Я дошел до такого унижения, что обращался с мольбами даже к иудейскому Христу, обещая уверовать в него и сделаться христианином, если он спасет меня. Я припоминал слова христианских молитв, которые мне случалось слышать, обращался к богу, называл его «Отче наш» и, стоя на коленях, умолял простить мне мои грехи. «Твой ангел вывел из темницы апостола Петра, – говорил я, – выведи меня, и я уверую в тебя! Ты явился, на пути в Дамаск, Савлу, гнавшему твоих последователей, и Савл стал твоим апостолом: явись мне, и я пойду проповедовать твое имя!» Я крестился, как то делают некоторые христиане, и распростирался ниц, как перед алтарем.
Потом моя болезнь усилилась до того, что меня стал мучить бред. Лежа без сознания, я видел перед собой тех, кого там не было, и слышал голоса, которые там не раздавались. То мне представлялось, что я нахожусь в лупанаре, где Pea изобретает неведомые формы ласк и заставляет меня, вместе с толпою продажных женщин, поклоняться Змею; то, что я сижу на пиру, в доме Коликария, и всех изумляю разумностью своих речей. Один раз мне показалось, что ко мне в темницу вошел тот юноша, похожий на Антиноя, с кроваво-алыми губами, которого мы с Реей облекли в пурпур, и, торжествуя, сказал мне: «Я сделаюсь царем мира, народы поклонятся мне, а ты за это должен будешь погибнуть. Твое тело – ступень к моему трону!» Другой раз я явственно увидел, как сквозь стену, в легком сиянии, проник Циллений, являвшийся в таком виде отцу-Энею, и, простирая ко мне свой кадуцей, произнес стих, не знаю откуда сохранившийся в моей памяти:
Орк в преисподнюю вас, не колеблясь, умчит, обнаженных.
Но чаще всего являлась мне Гесперия, – в различных образах, одетая в шелк и совсем обнаженная, но всегда с жестокой усмешкой на устах и с беспощадными словами. То она перед моими глазами совершала любодейство с наряженным, как женщина, Юлианием, то злобно потешалась над моим бессилием и несчастием, то, став на колени, говорила: «Ведь я тебя поцеловала, мой Юний, мой милый Юний, чего же тебе больше! Разве мой поцелуй не достаточная награда за жизнь? не говорил ли этого ты мне сам? Я даже скучала по тебе в Риме. Разве это не высшее, о чем может мечтать человек? Тебя будут терзать пытками, будут ломать твои кости, вырывать твои жилы, выжгут тебе глаза, – но ты восклицай: „Я счастлив, потому что терплю все это во имя прекрасной Гесперии!“ А я, поистине, прекрасна!» И, говоря так, она изгибала свое обнаженное тело, показывала мне плечи, грудь, бедра, являла всю красоту статуи и все величие богини, показывала всю ловкость гетеры и все искусство жрицы Приапа. А когда, в порыве желания и ярости, я устремлялся к Гесперии, она ускользала от моих рук, хохотала издали и опять кричала мне: «Не забудь, что ты прикован цепью! Ты свое получил от меня – поцелуй, один поцелуй, а другие получают все остальное, мои ласки, мою любовь, мои страстные слова!»

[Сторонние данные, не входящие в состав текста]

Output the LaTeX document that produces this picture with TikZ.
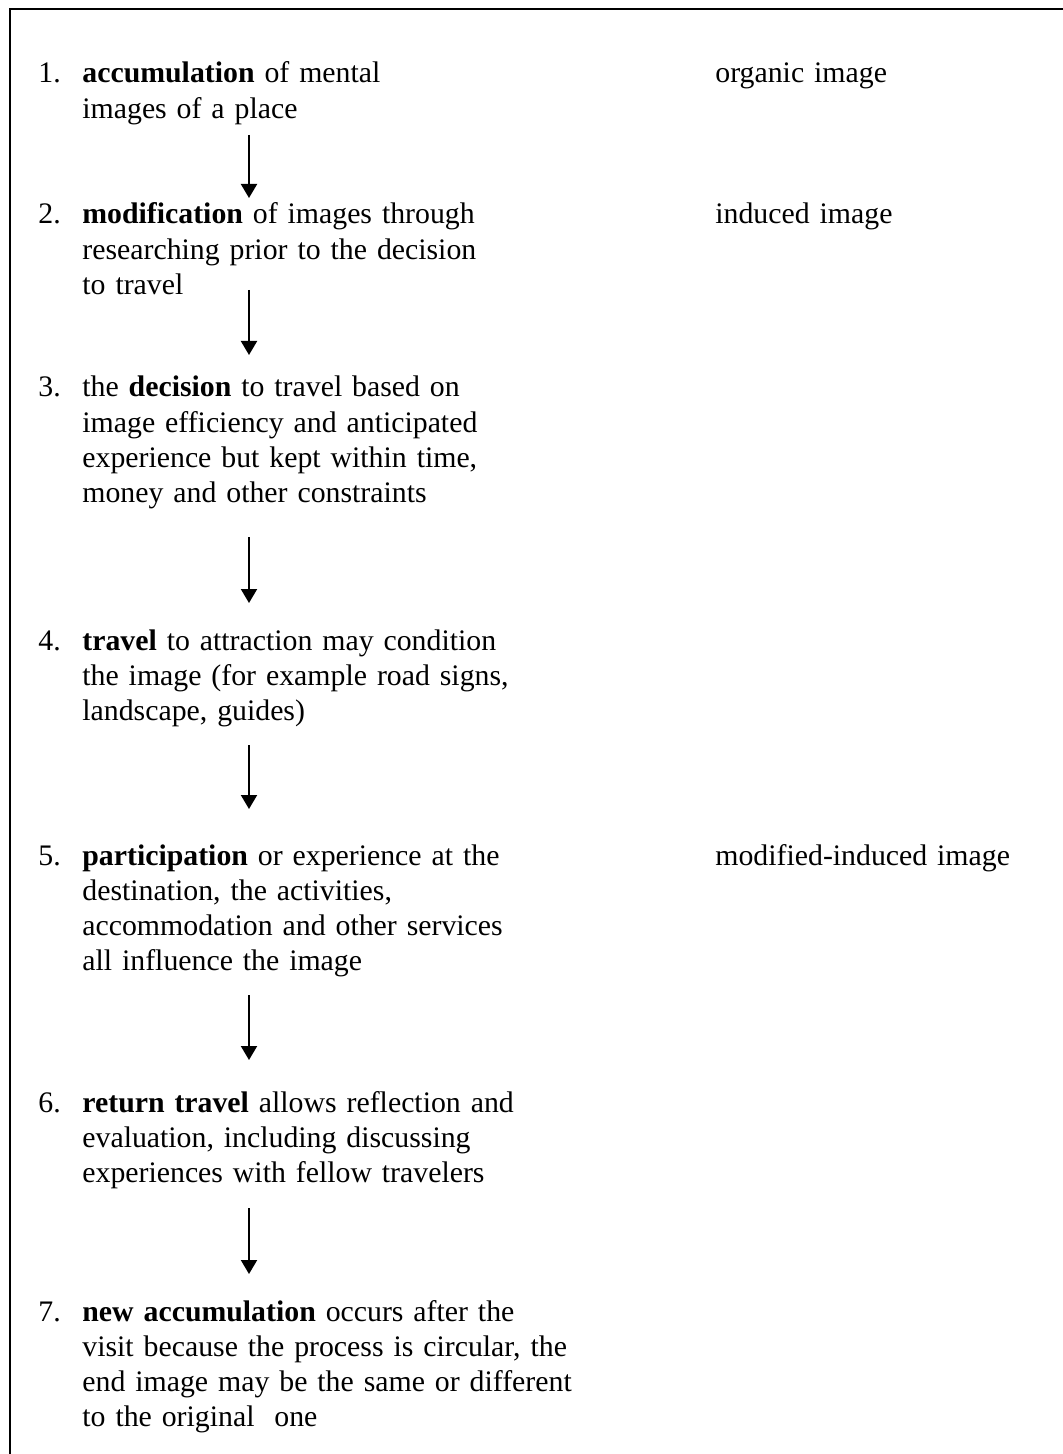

Такие видения бреда мучили меня беспрерывно целыми часами, а, очнувшись, я опять видел вокруг сырые стены темницы, каменный пол, с бегающими по нем сороконожками, да тусклое пятно над дверью, откуда лился слабый серый свет, непохожий на солнечный луч. И мне приходило в голову, что обо мне просто позабыли, что долгие годы, всю, может быть, жизнь мне суждено провести в подземелиях священного дворца, что к солнцу и к звездам я вновь выйду лишь седым и расслабленным стариком.